Diane Abbott: she has suffered more racist abuse than anybody you can name.

“As a Black woman, and someone on the left of the Labour Party… I will not get a fair hearing from this Labour leadership.”

That is the verdict from Diane Abbott on an apparent non-investigation into racism that she – the MP who has received more race-hate messages than every other MP combined – is alleged by party leader Keir Starmer to have committed.

The allegations arise from a letter she wrote, that was published in The Observer in April. I wrote at the time:

Here’s the letter in full:

Racism is black and white

Tomiwa Owolade claims that Irish, Jewish and Traveller people all suffer from “racism” (“Racism in Britain is not a black and white issue. It’s far more complicated”, Comment). They undoubtedly experience prejudice. This is similar to racism and the two words are often used as if they are interchangeable.

It is true that many types of white people with points of difference, such as redheads, can experience this prejudice. But they are not all their lives subject to racism. In pre-civil rights America, Irish people, Jewish people and Travellers were not required to sit at the back of the bus. In apartheid South Africa, these groups were allowed to vote. And at the height of slavery, there were no white-seeming people manacled on the slave ships.
Diane Abbott
House of Commons, London SW1

Anybody can see what she was trying to do: she was pointing out that people of colour suffer racism far more often in their daily lives than those who might be defined as “white/European”, because the difference is visually obvious.

(It is also misleading. I have a friend who is white and Welsh, but whose face might seem to have a Middle-Eastern look about it to those who live by stereotypes. He tans very easily, and tells me that, when he has been on holiday abroad (lucky fellow!) he is habitually picked out for a “random” bomb check on the way back into the UK, by security officials who think he looks like an Islamic terrorist.)

Nobody who knows her history could deny that she has a very strong point; if I recall correctly, Ms Abbott receives more racist hate mail than all other MPs put together.

She tried to make a distinction by saying people of colour suffer racism while Irish people, Jews and Travellers (the GRT community), suffer prejudice instead – and that’s where she went wrong.

It’s all racism. Jewish people (for example) were originally Semitic (hence the word for hate against them: anti-Semitism), and the fact that their culture, like Christianity, has been successful in absorbing people from other races does not stop hatred being directed at them because they are different.

I was going to suggest that she could have used the word “xenophobia” to describe the hatred of people of colour in this context – the so-called “dislike of the unlike”. But that does not only refer to race/skin colour but also to culture, so it might be a better umbrella title for the prejudice faced by all the groups she mentions.

The problem here is simply finding the right word for the distinction she intended, which is that the other groups can avoid abuse on occasions because their skin colour means they can blend in with what, for want of a better word, I’ll describe as the majority.

But it was enough for the usual suspects to spring to the attack – presumably secure in the knowledge that nobody is about to ask them to compare the amount of abuse those of them who present as white/European receive against Ms Abbott’s.

(Indeed, judging from the abuse that Ms Abbott has received over this letter, it seems some of them may even have perpetrated some of it.)

At the end of the day, it was a valid point made in a very clumsy way.

Ms Abbott has apologised for it, claiming that the letter published in The Observer was a draft that should not have gone out.
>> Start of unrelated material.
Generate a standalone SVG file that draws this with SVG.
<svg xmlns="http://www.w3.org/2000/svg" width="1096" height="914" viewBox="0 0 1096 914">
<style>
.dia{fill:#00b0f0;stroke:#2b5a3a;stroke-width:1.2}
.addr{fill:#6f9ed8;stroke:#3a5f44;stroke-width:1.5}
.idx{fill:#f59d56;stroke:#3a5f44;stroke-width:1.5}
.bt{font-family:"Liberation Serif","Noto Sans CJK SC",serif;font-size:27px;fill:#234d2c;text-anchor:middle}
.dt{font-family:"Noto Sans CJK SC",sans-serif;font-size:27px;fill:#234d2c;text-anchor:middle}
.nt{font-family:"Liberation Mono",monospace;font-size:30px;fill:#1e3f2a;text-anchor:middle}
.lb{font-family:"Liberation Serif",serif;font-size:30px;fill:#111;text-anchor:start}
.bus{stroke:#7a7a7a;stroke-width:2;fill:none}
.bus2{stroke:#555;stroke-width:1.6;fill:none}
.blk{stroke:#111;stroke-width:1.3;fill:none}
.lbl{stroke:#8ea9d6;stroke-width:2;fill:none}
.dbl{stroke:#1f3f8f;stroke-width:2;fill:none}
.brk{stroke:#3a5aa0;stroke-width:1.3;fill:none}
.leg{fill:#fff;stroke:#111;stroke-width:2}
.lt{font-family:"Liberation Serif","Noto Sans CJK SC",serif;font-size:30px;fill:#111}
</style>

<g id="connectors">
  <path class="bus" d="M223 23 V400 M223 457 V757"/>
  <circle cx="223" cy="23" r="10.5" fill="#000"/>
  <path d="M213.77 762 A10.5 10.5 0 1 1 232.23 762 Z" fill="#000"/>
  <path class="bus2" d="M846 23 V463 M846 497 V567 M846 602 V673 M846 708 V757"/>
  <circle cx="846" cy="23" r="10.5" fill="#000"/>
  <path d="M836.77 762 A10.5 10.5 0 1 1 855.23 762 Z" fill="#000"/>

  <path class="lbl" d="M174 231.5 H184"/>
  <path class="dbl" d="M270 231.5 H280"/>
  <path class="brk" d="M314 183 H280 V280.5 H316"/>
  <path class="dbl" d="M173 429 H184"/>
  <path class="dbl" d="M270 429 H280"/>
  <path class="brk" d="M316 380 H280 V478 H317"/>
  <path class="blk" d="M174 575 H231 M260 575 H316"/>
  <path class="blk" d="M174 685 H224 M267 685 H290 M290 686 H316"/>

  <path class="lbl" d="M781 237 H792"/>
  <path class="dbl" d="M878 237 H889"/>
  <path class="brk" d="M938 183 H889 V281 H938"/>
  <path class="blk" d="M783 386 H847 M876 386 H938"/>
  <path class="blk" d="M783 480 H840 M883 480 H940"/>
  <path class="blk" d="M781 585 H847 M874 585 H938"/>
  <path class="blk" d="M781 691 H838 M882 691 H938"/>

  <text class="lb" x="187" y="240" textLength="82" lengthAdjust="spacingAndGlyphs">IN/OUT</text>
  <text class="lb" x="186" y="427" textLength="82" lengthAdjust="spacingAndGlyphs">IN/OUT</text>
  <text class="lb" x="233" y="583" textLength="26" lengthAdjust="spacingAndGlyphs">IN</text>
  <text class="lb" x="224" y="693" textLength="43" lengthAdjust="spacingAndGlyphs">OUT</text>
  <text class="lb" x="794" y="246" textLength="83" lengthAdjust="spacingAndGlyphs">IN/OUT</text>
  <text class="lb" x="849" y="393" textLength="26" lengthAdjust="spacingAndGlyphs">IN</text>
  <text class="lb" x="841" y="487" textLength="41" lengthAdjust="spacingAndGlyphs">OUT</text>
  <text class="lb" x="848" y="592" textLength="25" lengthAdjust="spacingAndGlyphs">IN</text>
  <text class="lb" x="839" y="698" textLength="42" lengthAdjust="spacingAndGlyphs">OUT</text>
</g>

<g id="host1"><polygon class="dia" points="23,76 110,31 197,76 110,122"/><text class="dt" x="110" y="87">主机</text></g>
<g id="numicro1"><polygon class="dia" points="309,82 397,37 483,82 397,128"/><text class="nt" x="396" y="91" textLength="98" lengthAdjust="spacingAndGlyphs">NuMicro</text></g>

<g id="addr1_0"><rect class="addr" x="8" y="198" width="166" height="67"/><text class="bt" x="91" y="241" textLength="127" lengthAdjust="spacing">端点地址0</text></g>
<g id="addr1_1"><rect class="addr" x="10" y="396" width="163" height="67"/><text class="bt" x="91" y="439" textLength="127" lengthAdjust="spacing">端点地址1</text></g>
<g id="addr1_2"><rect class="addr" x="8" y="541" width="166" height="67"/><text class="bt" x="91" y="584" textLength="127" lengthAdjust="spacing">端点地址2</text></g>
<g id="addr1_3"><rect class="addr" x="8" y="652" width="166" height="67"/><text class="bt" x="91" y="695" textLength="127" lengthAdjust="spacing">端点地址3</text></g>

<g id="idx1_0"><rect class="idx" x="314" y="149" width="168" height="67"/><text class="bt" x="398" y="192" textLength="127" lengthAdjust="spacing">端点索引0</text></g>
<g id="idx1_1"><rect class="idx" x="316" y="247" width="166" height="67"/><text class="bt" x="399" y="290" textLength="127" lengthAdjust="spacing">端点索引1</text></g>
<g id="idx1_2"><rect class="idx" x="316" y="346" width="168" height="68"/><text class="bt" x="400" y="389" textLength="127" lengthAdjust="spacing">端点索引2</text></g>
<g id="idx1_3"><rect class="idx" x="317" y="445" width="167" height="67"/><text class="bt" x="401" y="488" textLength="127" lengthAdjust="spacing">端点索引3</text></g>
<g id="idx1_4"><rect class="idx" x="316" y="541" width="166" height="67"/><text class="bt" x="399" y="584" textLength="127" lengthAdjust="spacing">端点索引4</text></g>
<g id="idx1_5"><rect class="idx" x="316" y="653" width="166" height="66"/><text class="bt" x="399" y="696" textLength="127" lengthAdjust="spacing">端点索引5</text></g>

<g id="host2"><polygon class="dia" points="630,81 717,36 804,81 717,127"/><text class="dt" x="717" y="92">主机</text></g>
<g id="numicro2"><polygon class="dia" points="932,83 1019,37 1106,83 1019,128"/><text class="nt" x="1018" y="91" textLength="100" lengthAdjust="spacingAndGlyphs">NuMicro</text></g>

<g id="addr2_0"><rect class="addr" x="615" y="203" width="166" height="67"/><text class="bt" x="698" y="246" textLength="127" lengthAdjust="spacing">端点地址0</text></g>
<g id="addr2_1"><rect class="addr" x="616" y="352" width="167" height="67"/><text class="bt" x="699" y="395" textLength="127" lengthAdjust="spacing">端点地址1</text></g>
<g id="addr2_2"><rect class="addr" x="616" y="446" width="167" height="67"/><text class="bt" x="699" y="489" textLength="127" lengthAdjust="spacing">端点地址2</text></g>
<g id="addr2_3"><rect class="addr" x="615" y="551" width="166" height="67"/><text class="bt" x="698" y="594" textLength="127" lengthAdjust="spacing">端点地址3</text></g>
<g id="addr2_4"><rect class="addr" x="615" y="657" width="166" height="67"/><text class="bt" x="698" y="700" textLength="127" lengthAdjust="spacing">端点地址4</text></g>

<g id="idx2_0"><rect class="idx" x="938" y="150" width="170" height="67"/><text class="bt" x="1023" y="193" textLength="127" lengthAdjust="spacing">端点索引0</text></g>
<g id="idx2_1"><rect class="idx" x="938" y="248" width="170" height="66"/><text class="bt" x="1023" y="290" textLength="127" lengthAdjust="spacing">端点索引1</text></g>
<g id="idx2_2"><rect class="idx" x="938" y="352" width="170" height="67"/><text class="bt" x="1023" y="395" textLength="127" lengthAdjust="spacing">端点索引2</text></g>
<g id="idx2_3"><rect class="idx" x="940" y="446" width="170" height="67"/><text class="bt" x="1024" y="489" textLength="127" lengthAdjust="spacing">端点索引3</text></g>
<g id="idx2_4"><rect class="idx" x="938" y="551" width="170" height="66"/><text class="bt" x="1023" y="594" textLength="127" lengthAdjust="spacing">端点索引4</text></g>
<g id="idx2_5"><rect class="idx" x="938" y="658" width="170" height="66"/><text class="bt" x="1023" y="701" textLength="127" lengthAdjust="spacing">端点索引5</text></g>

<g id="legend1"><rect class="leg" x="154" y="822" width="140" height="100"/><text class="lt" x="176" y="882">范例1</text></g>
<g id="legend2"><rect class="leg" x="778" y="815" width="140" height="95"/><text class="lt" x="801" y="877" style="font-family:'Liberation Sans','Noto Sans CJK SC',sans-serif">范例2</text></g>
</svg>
That’s still her mistake, though – and one she should not have made. Here’s what she said:

I am writing regarding my letter that was recently published in the Observer.

I wish to wholly and unreservedly withdraw my remarks and disassociate myself from them.
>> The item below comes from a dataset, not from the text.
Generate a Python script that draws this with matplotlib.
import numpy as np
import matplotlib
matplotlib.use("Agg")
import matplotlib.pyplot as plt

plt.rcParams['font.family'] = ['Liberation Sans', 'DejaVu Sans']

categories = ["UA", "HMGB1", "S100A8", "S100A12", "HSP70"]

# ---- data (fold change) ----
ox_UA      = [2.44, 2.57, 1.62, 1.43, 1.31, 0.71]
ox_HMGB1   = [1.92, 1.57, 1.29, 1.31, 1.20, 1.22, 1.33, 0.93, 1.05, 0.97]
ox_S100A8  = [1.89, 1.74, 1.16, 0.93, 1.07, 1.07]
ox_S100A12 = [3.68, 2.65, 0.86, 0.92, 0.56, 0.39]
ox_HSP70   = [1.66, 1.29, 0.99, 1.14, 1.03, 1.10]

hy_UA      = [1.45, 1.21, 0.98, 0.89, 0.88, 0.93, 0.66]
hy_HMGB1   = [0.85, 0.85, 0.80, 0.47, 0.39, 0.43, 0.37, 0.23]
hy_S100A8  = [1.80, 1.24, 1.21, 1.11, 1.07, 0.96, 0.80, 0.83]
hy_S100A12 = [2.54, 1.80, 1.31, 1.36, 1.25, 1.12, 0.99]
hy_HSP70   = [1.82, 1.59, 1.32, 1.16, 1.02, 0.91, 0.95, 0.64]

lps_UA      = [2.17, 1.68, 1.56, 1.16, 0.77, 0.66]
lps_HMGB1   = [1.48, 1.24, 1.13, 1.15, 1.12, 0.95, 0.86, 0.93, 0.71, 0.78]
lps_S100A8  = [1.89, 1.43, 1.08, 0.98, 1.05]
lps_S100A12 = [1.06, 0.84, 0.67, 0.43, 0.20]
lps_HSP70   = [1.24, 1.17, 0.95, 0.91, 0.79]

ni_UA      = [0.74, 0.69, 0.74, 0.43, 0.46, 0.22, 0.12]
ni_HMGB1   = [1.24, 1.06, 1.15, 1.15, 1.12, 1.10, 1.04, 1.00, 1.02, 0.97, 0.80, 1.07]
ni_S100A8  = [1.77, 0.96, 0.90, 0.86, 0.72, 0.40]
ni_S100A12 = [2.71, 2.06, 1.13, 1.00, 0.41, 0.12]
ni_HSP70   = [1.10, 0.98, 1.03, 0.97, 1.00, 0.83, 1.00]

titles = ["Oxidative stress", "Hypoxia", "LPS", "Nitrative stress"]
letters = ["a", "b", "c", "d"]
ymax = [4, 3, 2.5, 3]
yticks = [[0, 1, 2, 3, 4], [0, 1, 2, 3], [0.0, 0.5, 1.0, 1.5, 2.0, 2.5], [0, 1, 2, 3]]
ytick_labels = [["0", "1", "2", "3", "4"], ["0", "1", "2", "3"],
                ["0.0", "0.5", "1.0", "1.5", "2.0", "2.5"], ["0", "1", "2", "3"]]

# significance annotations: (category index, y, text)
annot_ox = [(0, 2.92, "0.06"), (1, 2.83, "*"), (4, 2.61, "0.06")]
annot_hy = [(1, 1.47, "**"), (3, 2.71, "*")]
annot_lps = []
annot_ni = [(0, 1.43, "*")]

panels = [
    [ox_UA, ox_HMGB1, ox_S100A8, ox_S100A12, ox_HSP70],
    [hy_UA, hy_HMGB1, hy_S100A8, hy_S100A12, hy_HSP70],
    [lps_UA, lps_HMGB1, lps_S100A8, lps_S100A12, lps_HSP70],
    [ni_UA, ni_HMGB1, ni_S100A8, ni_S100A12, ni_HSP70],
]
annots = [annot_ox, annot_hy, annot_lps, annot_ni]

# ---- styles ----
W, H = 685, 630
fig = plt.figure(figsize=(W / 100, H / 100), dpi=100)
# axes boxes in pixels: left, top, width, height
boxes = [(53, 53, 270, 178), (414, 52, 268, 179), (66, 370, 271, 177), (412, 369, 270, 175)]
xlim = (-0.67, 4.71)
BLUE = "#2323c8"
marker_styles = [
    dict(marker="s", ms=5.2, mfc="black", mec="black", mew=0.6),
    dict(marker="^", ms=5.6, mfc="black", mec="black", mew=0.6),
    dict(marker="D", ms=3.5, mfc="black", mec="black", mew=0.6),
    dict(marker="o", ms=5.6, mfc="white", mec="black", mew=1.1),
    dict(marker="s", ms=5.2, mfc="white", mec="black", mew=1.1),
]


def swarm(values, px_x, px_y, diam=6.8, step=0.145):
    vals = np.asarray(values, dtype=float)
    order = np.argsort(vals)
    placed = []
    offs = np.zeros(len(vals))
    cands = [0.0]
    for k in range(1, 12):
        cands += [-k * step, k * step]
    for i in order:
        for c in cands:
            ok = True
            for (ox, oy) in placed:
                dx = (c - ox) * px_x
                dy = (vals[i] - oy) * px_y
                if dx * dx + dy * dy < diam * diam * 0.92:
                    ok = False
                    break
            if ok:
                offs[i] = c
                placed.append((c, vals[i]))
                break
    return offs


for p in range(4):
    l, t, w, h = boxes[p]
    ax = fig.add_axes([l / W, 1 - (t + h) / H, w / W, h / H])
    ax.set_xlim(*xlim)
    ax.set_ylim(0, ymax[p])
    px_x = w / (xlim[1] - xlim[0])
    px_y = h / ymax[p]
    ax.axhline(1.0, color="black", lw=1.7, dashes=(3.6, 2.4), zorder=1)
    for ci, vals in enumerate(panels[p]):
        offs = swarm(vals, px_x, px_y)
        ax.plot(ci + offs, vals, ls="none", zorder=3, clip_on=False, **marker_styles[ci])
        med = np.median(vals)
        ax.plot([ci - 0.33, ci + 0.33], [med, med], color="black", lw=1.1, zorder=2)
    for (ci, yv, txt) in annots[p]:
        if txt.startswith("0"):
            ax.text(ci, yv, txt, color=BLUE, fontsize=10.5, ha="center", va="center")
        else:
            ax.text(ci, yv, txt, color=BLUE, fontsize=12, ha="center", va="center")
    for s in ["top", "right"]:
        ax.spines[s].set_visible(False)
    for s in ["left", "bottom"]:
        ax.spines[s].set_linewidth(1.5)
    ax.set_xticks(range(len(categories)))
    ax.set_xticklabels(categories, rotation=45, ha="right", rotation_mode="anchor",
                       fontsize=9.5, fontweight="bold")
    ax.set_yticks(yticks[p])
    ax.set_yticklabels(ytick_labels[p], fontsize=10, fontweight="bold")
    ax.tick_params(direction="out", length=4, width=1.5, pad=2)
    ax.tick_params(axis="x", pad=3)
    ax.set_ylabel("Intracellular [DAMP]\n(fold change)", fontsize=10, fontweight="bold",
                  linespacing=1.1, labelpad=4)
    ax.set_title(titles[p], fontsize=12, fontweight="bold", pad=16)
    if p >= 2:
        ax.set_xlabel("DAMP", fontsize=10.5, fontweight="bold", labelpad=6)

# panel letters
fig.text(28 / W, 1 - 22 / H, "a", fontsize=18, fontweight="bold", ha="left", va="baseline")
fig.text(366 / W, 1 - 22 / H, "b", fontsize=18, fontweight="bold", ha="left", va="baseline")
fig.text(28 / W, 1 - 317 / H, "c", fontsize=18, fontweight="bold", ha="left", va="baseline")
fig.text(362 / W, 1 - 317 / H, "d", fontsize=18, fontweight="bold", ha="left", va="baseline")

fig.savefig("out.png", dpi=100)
The errors arose in an initial draft being sent. But there is no excuse, and I wish to apologise for any anguish caused.

Racism takes many forms, and it is completely undeniable that Jewish people have suffered its monstrous effects, as have Irish people, Travellers and many others.

So she accepts that she was at fault and has apologised.

If she was a member of Keir Starmer’s gang, that would be the end of it. But she isn’t, so she has lost the whip and there will undoubtedly be attempts to push her out of the party (or at least out of ever again being able to stand for election to the Hackney Parliamentary seat).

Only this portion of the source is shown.